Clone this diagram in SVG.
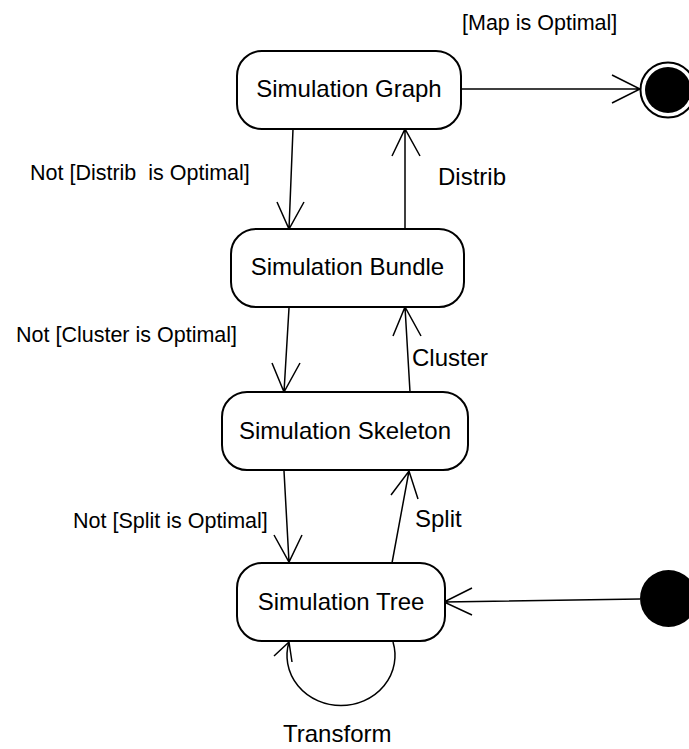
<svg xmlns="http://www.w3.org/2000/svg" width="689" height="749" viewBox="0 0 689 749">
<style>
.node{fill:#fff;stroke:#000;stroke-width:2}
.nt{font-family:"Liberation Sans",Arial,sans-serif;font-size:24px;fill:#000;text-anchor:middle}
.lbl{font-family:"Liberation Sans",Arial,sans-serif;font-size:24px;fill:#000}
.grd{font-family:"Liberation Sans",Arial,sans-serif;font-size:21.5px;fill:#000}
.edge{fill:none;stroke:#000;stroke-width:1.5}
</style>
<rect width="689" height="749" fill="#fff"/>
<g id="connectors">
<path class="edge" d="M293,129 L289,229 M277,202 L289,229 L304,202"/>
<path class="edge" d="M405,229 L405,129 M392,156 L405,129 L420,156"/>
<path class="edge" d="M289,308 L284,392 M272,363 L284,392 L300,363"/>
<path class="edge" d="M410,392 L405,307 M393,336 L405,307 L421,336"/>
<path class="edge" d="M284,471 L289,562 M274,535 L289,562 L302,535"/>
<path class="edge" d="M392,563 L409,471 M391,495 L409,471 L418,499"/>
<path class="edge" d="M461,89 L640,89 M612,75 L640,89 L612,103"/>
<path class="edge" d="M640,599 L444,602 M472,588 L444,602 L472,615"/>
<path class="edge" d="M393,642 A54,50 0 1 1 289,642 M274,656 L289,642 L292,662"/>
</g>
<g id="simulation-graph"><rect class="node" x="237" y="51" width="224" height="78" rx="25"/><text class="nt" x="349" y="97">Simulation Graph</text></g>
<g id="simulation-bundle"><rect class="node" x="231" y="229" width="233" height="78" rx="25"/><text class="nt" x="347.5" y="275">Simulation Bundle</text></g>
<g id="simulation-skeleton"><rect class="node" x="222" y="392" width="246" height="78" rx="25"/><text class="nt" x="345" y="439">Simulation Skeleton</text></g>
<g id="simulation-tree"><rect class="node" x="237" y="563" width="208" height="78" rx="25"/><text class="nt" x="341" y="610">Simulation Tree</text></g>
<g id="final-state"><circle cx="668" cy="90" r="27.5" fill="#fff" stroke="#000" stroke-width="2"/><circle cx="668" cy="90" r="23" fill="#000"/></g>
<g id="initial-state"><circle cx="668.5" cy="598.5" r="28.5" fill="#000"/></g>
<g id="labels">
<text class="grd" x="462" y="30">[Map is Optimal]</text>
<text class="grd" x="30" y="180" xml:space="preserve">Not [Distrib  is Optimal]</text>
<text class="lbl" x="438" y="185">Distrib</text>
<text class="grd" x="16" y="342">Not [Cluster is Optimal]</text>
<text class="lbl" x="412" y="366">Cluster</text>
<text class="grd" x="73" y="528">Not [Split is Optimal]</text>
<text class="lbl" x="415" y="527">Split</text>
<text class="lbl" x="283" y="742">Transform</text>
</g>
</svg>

==

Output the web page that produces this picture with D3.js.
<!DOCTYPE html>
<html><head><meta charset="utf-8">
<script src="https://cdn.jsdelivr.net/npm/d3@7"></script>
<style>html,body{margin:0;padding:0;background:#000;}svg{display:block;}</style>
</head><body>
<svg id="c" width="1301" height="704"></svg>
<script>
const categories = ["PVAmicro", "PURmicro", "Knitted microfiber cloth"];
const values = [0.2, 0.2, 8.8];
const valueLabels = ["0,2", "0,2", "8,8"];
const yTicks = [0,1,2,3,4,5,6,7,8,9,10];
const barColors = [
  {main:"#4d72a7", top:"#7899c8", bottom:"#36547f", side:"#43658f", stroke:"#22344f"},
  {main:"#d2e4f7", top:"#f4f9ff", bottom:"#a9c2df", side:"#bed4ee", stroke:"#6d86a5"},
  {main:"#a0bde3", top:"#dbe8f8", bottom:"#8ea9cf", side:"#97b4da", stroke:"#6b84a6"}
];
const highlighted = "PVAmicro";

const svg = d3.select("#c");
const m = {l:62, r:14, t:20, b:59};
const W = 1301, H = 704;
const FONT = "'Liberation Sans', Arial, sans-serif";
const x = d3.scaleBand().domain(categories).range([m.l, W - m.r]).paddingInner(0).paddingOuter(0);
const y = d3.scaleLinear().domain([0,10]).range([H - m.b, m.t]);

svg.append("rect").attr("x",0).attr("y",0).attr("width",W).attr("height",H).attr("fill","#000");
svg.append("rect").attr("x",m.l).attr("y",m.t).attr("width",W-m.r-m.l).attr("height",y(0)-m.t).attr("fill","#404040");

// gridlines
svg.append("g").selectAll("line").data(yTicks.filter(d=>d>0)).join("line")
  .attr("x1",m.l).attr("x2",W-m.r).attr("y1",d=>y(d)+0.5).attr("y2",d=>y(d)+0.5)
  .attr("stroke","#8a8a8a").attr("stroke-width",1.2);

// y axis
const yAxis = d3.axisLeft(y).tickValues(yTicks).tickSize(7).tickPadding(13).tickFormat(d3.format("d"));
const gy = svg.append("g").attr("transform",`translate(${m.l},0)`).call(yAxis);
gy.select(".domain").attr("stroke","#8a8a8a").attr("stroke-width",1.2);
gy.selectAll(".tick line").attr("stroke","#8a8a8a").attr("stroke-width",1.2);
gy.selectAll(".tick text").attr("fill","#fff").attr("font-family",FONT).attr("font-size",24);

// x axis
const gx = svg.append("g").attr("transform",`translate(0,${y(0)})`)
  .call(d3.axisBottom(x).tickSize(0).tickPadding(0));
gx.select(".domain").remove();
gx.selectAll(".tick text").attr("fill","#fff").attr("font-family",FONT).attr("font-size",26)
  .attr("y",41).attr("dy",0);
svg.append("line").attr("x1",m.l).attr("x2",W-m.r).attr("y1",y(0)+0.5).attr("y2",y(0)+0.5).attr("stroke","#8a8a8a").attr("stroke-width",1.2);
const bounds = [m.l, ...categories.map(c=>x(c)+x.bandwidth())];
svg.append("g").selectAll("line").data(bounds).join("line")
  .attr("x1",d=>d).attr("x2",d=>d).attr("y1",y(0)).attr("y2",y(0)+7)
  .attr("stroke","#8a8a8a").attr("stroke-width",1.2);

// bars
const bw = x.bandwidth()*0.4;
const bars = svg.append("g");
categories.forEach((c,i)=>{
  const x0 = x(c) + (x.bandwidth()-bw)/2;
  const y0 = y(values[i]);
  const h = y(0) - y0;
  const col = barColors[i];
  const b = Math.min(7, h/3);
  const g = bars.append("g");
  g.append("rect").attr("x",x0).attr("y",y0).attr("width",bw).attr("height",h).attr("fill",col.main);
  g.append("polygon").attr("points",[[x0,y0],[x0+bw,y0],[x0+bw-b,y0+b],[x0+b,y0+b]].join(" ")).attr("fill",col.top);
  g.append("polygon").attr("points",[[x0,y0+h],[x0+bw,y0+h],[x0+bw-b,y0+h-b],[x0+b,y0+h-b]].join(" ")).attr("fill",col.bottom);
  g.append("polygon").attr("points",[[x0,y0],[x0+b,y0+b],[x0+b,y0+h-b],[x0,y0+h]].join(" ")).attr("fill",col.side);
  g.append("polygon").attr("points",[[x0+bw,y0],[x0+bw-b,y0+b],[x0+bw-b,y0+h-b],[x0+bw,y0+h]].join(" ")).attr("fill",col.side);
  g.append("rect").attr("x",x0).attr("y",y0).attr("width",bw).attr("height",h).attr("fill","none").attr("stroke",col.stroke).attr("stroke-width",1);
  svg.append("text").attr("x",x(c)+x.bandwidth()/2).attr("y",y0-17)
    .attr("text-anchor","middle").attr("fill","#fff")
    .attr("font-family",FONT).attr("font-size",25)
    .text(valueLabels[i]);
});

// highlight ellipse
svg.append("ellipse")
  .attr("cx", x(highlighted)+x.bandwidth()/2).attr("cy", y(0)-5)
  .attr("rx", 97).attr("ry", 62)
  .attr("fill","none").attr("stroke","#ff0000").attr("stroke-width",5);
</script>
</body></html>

--

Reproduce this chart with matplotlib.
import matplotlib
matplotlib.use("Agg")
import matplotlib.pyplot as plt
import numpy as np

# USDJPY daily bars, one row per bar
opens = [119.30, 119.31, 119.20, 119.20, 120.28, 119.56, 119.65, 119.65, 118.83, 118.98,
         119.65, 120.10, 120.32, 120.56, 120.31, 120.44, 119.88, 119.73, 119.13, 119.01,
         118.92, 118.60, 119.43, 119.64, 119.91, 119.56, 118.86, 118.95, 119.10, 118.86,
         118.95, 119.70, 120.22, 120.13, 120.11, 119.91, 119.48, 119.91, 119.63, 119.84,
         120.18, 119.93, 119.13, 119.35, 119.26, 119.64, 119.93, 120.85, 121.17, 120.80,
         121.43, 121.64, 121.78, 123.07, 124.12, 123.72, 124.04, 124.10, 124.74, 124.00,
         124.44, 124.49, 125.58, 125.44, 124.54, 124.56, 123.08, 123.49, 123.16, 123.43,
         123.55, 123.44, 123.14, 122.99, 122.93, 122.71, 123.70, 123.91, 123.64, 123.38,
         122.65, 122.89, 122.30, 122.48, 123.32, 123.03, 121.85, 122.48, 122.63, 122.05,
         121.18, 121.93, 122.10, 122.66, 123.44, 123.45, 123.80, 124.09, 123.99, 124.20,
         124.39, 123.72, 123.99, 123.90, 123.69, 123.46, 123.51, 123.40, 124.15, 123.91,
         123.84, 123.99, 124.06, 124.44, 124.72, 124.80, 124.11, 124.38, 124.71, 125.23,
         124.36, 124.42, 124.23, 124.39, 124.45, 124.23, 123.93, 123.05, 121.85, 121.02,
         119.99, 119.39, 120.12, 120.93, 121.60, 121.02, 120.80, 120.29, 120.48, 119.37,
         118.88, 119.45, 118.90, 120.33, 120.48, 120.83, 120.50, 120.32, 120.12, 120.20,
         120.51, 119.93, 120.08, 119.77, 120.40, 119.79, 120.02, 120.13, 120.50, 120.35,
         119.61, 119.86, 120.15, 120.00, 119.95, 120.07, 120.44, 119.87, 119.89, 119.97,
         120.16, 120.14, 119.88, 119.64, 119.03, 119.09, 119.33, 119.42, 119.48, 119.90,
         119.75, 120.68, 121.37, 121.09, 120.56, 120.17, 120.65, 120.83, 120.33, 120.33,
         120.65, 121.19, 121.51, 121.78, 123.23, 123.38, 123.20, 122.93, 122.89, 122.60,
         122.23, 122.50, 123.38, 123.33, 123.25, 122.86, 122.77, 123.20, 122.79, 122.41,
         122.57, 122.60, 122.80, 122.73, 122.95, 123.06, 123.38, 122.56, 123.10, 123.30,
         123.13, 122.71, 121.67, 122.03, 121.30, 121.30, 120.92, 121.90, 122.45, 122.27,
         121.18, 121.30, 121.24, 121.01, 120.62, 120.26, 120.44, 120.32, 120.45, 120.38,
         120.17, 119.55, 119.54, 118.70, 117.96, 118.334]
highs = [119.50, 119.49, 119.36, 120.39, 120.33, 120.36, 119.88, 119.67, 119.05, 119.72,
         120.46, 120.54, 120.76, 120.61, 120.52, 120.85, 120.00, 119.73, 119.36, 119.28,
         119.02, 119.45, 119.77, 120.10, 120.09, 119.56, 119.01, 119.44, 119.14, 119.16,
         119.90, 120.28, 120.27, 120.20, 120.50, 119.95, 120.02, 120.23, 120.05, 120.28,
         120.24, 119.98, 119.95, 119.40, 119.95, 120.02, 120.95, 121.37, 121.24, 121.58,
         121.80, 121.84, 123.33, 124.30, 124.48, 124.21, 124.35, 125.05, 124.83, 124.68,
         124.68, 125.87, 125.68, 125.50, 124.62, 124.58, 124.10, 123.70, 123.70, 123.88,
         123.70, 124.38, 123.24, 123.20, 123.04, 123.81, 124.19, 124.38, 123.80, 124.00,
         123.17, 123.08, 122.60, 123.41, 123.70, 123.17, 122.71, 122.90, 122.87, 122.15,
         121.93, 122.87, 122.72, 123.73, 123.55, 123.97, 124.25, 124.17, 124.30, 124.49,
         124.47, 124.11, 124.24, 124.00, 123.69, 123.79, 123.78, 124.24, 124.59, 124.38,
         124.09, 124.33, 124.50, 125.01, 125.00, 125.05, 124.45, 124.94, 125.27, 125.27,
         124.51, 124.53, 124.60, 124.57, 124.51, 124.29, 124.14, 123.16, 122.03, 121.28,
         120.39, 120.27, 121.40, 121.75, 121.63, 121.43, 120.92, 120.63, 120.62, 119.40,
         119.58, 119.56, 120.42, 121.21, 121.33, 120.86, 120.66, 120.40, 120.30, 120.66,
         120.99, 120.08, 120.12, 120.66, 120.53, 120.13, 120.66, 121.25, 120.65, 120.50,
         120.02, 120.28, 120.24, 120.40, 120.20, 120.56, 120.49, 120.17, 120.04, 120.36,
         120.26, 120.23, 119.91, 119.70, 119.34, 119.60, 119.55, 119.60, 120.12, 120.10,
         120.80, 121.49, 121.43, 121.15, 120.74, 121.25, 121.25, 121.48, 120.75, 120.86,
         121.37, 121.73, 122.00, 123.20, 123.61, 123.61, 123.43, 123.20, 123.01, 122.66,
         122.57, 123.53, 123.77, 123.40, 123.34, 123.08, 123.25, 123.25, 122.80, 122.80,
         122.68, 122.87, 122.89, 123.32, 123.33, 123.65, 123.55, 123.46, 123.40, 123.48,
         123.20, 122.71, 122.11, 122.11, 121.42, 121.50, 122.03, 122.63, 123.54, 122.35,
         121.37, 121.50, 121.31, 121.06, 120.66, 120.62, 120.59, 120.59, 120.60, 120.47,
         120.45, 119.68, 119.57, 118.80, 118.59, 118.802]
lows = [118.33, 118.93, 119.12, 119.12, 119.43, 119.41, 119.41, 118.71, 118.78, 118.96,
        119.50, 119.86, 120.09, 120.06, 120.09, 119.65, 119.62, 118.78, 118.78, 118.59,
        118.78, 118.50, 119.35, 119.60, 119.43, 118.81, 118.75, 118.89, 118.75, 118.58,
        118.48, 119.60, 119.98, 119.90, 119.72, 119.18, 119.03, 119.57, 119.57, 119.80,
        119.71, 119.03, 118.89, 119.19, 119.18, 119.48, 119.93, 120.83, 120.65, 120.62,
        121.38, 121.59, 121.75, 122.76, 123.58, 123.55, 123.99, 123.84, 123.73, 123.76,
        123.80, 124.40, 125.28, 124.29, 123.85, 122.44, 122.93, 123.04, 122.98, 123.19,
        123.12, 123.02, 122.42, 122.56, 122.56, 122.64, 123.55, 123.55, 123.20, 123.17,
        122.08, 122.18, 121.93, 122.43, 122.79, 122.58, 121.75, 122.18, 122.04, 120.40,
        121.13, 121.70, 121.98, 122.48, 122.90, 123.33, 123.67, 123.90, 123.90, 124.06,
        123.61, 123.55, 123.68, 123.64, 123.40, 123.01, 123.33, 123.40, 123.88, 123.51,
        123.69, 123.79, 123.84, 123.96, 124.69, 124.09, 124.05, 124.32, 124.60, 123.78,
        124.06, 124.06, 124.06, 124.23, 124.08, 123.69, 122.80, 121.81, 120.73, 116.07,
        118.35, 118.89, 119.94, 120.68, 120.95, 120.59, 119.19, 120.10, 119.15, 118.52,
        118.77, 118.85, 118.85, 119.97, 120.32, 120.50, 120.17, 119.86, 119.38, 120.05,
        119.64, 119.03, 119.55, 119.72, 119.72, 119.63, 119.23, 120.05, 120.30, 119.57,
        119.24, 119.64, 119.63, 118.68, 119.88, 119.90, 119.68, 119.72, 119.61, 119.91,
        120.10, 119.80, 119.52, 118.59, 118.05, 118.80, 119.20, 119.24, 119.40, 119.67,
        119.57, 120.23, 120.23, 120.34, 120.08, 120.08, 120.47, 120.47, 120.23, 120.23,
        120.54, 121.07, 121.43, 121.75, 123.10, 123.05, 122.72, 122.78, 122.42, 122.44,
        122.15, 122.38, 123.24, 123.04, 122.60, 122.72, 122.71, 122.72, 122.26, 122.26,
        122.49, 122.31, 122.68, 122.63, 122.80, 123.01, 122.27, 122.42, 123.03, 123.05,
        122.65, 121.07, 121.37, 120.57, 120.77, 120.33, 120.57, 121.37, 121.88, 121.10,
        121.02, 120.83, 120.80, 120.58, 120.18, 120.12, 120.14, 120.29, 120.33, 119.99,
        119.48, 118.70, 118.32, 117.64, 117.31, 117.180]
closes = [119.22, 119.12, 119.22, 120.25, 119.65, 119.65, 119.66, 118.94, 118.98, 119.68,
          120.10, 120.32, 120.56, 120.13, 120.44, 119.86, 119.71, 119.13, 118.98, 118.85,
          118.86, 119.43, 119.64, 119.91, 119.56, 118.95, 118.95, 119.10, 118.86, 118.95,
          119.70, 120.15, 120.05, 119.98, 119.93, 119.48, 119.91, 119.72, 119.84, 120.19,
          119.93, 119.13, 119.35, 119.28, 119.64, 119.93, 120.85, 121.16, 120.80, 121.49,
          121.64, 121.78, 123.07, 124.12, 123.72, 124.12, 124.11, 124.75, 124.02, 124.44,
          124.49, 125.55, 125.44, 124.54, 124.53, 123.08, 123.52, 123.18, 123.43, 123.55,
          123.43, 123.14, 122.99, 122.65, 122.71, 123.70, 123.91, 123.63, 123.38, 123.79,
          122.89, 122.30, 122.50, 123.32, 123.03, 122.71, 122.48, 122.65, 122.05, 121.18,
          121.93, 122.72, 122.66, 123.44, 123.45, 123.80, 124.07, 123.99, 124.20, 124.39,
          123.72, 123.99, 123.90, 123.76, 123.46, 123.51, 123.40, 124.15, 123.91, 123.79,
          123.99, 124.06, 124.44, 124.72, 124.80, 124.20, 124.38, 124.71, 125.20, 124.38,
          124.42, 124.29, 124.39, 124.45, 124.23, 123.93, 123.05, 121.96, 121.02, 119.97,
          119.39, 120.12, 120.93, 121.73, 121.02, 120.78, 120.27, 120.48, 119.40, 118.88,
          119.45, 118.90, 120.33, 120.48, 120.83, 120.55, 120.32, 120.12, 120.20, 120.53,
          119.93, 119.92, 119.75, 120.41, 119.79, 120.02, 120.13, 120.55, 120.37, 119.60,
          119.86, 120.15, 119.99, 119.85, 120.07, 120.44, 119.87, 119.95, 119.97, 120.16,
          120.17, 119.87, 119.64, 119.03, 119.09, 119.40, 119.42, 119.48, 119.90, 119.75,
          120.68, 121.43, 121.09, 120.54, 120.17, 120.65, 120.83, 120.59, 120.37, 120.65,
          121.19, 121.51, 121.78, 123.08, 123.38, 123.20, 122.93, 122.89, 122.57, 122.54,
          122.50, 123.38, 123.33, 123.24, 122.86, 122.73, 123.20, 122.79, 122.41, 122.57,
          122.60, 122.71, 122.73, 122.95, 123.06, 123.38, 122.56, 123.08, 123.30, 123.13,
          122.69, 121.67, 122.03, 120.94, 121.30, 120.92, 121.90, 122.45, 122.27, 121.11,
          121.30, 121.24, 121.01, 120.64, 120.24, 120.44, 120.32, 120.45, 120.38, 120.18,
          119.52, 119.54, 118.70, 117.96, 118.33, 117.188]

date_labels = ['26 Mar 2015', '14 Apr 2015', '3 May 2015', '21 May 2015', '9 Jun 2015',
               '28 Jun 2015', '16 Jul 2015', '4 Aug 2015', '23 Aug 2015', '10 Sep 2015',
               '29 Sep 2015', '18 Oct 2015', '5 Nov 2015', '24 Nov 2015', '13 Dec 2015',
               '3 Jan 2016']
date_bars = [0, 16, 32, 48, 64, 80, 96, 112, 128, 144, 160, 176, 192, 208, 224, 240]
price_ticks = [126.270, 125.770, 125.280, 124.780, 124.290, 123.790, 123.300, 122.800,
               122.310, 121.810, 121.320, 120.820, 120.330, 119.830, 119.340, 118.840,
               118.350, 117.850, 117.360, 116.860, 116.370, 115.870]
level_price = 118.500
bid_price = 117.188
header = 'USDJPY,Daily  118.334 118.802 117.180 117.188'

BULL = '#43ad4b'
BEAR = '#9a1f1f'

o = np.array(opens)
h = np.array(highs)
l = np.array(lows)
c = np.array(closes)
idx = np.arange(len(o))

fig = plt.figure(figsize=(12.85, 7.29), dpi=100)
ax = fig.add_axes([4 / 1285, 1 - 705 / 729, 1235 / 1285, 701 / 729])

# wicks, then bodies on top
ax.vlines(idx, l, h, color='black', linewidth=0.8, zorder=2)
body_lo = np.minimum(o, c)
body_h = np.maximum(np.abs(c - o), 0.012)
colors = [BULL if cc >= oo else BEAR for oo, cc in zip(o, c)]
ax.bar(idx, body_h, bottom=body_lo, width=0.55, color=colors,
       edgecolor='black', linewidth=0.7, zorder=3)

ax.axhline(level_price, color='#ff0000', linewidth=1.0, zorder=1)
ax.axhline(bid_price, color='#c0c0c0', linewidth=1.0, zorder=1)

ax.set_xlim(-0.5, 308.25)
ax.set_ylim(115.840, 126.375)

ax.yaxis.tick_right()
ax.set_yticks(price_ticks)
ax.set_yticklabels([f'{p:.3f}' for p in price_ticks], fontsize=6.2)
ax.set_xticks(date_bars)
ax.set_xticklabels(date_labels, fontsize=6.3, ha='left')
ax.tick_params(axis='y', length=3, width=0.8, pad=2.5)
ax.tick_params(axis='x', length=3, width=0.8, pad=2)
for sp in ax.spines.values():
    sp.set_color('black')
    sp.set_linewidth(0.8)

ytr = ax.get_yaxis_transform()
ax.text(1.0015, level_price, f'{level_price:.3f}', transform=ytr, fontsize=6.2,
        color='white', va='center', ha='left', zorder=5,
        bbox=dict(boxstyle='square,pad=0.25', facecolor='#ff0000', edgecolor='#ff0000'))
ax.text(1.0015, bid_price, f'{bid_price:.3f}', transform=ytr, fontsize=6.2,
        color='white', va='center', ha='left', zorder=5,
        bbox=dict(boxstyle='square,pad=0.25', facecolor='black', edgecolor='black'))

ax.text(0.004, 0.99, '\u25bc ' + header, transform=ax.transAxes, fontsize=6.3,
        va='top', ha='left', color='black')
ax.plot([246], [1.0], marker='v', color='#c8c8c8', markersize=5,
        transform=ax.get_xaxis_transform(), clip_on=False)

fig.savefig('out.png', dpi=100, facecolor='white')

_EXERCISE TASK:_ Return the lines from the line with "Output the web" through the line with "const y = d3.scaleLinear().domain([0,10]).range([H", inclusive, exactly as they stand, and nothing else.

_OUTPUT FOR THIS TASK:_
Output the web page that produces this picture with D3.js.
<!DOCTYPE html>
<html><head><meta charset="utf-8">
<script src="https://cdn.jsdelivr.net/npm/d3@7"></script>
<style>html,body{margin:0;padding:0;background:#000;}svg{display:block;}</style>
</head><body>
<svg id="c" width="1301" height="704"></svg>
<script>
const categories = ["PVAmicro", "PURmicro", "Knitted microfiber cloth"];
const values = [0.2, 0.2, 8.8];
const valueLabels = ["0,2", "0,2", "8,8"];
const yTicks = [0,1,2,3,4,5,6,7,8,9,10];
const barColors = [
  {main:"#4d72a7", top:"#7899c8", bottom:"#36547f", side:"#43658f", stroke:"#22344f"},
  {main:"#d2e4f7", top:"#f4f9ff", bottom:"#a9c2df", side:"#bed4ee", stroke:"#6d86a5"},
  {main:"#a0bde3", top:"#dbe8f8", bottom:"#8ea9cf", side:"#97b4da", stroke:"#6b84a6"}
];
const highlighted = "PVAmicro";

const svg = d3.select("#c");
const m = {l:62, r:14, t:20, b:59};
const W = 1301, H = 704;
const FONT = "'Liberation Sans', Arial, sans-serif";
const x = d3.scaleBand().domain(categories).range([m.l, W - m.r]).paddingInner(0).paddingOuter(0);
const y = d3.scaleLinear().domain([0,10]).range([H - m.b, m.t]);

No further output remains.